Following the French Revolution, meetings of the town council were initially held in one of the buildings attached to the clergy house on Rue de l'Église, near the Church of Notre-Dame de Livry. In 1831, the council moved to an adjacent building still forming part of the clergy house. The possessions of the council at that time included a bust of Louis Philippe I.

In the late-19th century, following significant population growth, the council decided to commission a more substantial town hall. The site they selected formed part of a large estate formerly known as the Écu de France (the shield of France). The land was acquired by Guy Nicolas de Durfort, 1st Duke of Lorges in 1714. He established a network of ponds and used them to supply water to a large fountain, and also planted some fine trees. The property was bought by Innocent Catherine de Rougé du Plessis-Bellière, Marquise du Plessis-Bellière in 1747. It then passed to a local squire, Henri-Jacques-Anselme-Joseph-Auguste Poret de Boisandré, in 1775, and to a soldier, Marshal Louis Georges Érasme de Contades, in 1787. Contrades died in Livry in 1795.

The property was conserved as parkland throughout the 19th century until it was acquired by the council in 1898. Construction work then got underway. The building was designed in the neoclassical style, built in a mixture of brick and stone and was completed in the early 20th century. The design involved an entrance block of three bays, which was slightly projected forward and faced in stone, and two wings of eight bays each. The entrance block featured three square headed glass doors on the ground floor and three French doors with a wide balcony on the first floor. There was a municipal coat of arms on the parapet above. The wings were fenestrated with casement windows on both floors and there were iron railings in front of the first-floor windows.
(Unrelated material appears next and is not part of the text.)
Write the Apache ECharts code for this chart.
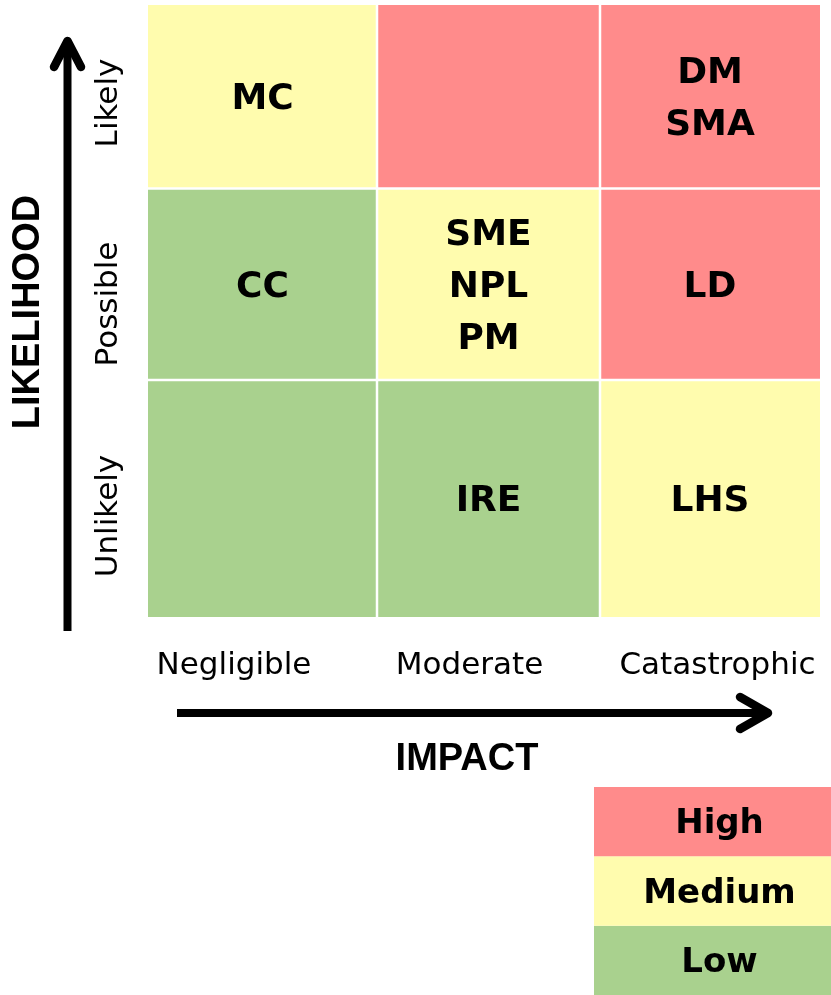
<!DOCTYPE html>
<html>
<head>
<meta charset="utf-8">
<style>
  html, body { margin: 0; padding: 0; background: #fff; }
  #main { width: 831px; height: 995px; }
</style>
<script src="https://cdn.jsdelivr.net/npm/echarts@6/dist/echarts.min.js"></script>
</head>
<body>
<div id="main"></div>
<script>
// axes of the matrix (bottom -> top for likelihood)
var impactLevels = ['Negligible', 'Moderate', 'Catastrophic'];
var likelihoodLevels = ['Unlikely', 'Possible', 'Likely'];
var ratingLevels = ['Low', 'Medium', 'High'];

// rating of each cell, one row per likelihood level, across impact
var riskUnlikely = ['Low', 'Low', 'Medium'];
var riskPossible = ['Low', 'Medium', 'High'];
var riskLikely = ['Medium', 'High', 'High'];

// risk codes placed in each cell
var codesUnlikely = [[], ['IRE'], ['LHS']];
var codesPossible = [['CC'], ['SME', 'NPL', 'PM'], ['LD']];
var codesLikely = [['MC'], [], ['DM', 'SMA']];

var ratingColor = { High: '#FF8B8B', Medium: '#FFFCAE', Low: '#A9D18E' };

// layout: columns / rows are not all the same size in the original
var colWidths = [229, 223, 220];
var rowHeights = [237, 191.5, 183.5]; // Unlikely, Possible, Likely
var GAP = 2.5;

var riskRows = [riskUnlikely, riskPossible, riskLikely];
var codeRows = [codesUnlikely, codesPossible, codesLikely];
var cells = [];
riskRows.forEach(function (row, ri) {
  row.forEach(function (rating, ci) {
    cells.push({ value: [ci, ri], rating: rating, codes: codeRows[ri][ci] });
  });
});

function sumBefore(arr, n) {
  var s = 0;
  for (var i = 0; i < n; i++) s += arr[i];
  return s;
}
function sumAll(arr) { return sumBefore(arr, arr.length); }

function renderCell(params, api) {
  var ci = api.value(0), ri = api.value(1);
  var cell = cells[params.dataIndex];
  var x0 = sumBefore(colWidths, ci), x1 = x0 + colWidths[ci];
  var y0 = sumBefore(rowHeights, ri), y1 = y0 + rowHeights[ri];
  var tl = api.coord([x0, y1]), br = api.coord([x1, y0]);
  var h = GAP / 2;
  var left = tl[0] + (ci > 0 ? h : 0);
  var right = br[0] - (ci < colWidths.length - 1 ? h : 0);
  var top = tl[1] + (ri < rowHeights.length - 1 ? h : 0);
  var bottom = br[1] - (ri > 0 ? h : 0);
  var cx = (tl[0] + br[0]) / 2, cy = (tl[1] + br[1]) / 2 + 3;
  return {
    type: 'group',
    children: [{
      type: 'rect',
      shape: { x: left, y: top, width: right - left, height: bottom - top },
      style: { fill: ratingColor[cell.rating] }
    }, {
      type: 'text',
      x: cx,
      y: cy,
      style: {
        text: cell.codes.join('\n'),
        font: 'bold 36px "DejaVu Sans"',
        lineHeight: 52,
        fill: '#000',
        align: 'center',
        verticalAlign: 'middle'
      }
    }]
  };
}

function renderLegend(params, api) {
  var idx = api.value(1);
  var l = api.coord([0, idx]);
  var r = api.coord([1, idx]);
  var bh = api.size([0, 1])[1];
  return {
    type: 'group',
    children: [{
      type: 'rect',
      shape: { x: l[0], y: l[1] - bh / 2, width: r[0] - l[0], height: bh },
      style: { fill: ratingColor[ratingLevels[idx]] }
    }, {
      type: 'text',
      x: (l[0] + r[0]) / 2 + 7,
      y: l[1] + 3,
      style: {
        text: ratingLevels[idx],
        font: 'bold 34px "DejaVu Sans"',
        fill: '#000',
        align: 'center',
        verticalAlign: 'middle'
      }
    }]
  };
}

// axis texts
var impactLabelX = [234, 469.5, 717.5];
var likelihoodLabelY = [516, 304, 103];
var graphics = [];
impactLevels.forEach(function (name, i) {
  graphics.push({
    type: 'text', x: impactLabelX[i], y: 666,
    style: { text: name, font: '31px "DejaVu Sans"', fill: '#000', align: 'center', verticalAlign: 'middle' }
  });
});
likelihoodLevels.forEach(function (name, i) {
  graphics.push({
    type: 'text', x: 109, y: likelihoodLabelY[i], rotation: Math.PI / 2,
    style: { text: name, font: '31px "DejaVu Sans"', fill: '#000', align: 'center', verticalAlign: 'middle' }
  });
});
graphics.push({
  type: 'text', x: 29, y: 312, rotation: Math.PI / 2,
  style: { text: 'LIKELIHOOD', font: 'bold 38px "Liberation Sans"', fill: '#000', align: 'center', verticalAlign: 'middle' }
});
graphics.push({
  type: 'text', x: 467, y: 760,
  style: { text: 'IMPACT', font: 'bold 38px "Liberation Sans"', fill: '#000', align: 'center', verticalAlign: 'middle' }
});
// arrows
graphics.push({
  type: 'line', shape: { x1: 67.5, y1: 631, x2: 67.5, y2: 42 },
  style: { stroke: '#000', lineWidth: 8, lineCap: 'butt' }
});
graphics.push({
  type: 'polyline', shape: { points: [[54, 67], [67.5, 41], [81, 67]] },
  style: { stroke: '#000', lineWidth: 8.5, lineCap: 'round', lineJoin: 'round', fill: null }
});
graphics.push({
  type: 'line', shape: { x1: 177, y1: 713, x2: 766, y2: 713 },
  style: { stroke: '#000', lineWidth: 8, lineCap: 'butt' }
});
graphics.push({
  type: 'polyline', shape: { points: [[740, 697], [768, 713], [740, 729]] },
  style: { stroke: '#000', lineWidth: 8.5, lineCap: 'round', lineJoin: 'round', fill: null }
});

var myChart = echarts.init(document.getElementById('main'));
myChart.setOption({
  animation: false,
  backgroundColor: '#fff',
  grid: [
    { left: 148, top: 5, width: sumAll(colWidths), height: sumAll(rowHeights) },
    { left: 594, top: 787, right: 0, bottom: 0 }
  ],
  xAxis: [
    { gridIndex: 0, type: 'value', min: 0, max: sumAll(colWidths), show: false },
    { gridIndex: 1, type: 'value', min: 0, max: 1, show: false }
  ],
  yAxis: [
    { gridIndex: 0, type: 'value', min: 0, max: sumAll(rowHeights), show: false },
    { gridIndex: 1, type: 'category', data: ratingLevels, show: false }
  ],
  graphic: graphics,
  series: [{
    type: 'custom',
    xAxisIndex: 0,
    yAxisIndex: 0,
    renderItem: renderCell,
    data: cells,
    clip: false
  }, {
    type: 'custom',
    xAxisIndex: 1,
    yAxisIndex: 1,
    renderItem: renderLegend,
    data: ratingLevels.map(function (r, i) { return [1, i]; }),
    clip: false
  }]
});
</script>
</body>
</html>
Internally, the principal rooms are the offices of the council staff. The building was also the meeting place off the council until Espace Jules Verne, a separate building to the north of the town hall, became available in 2006.

During the Second World War, a former member of the council, Lucien Michard, was arrested for illegal possession of weapons: he was shot by German soldiers at Fort Mont-Valérien on 13 January 1942. The town was liberated by American troops on 27 August 1944. The square in front of the town hall was landscaped and named Place François Mitterrand in honour of the former president of France. It was officially opened by his wife, Danielle Mitterrand, in the presence of the mayor, Alain Calmat, on 18 October 1996.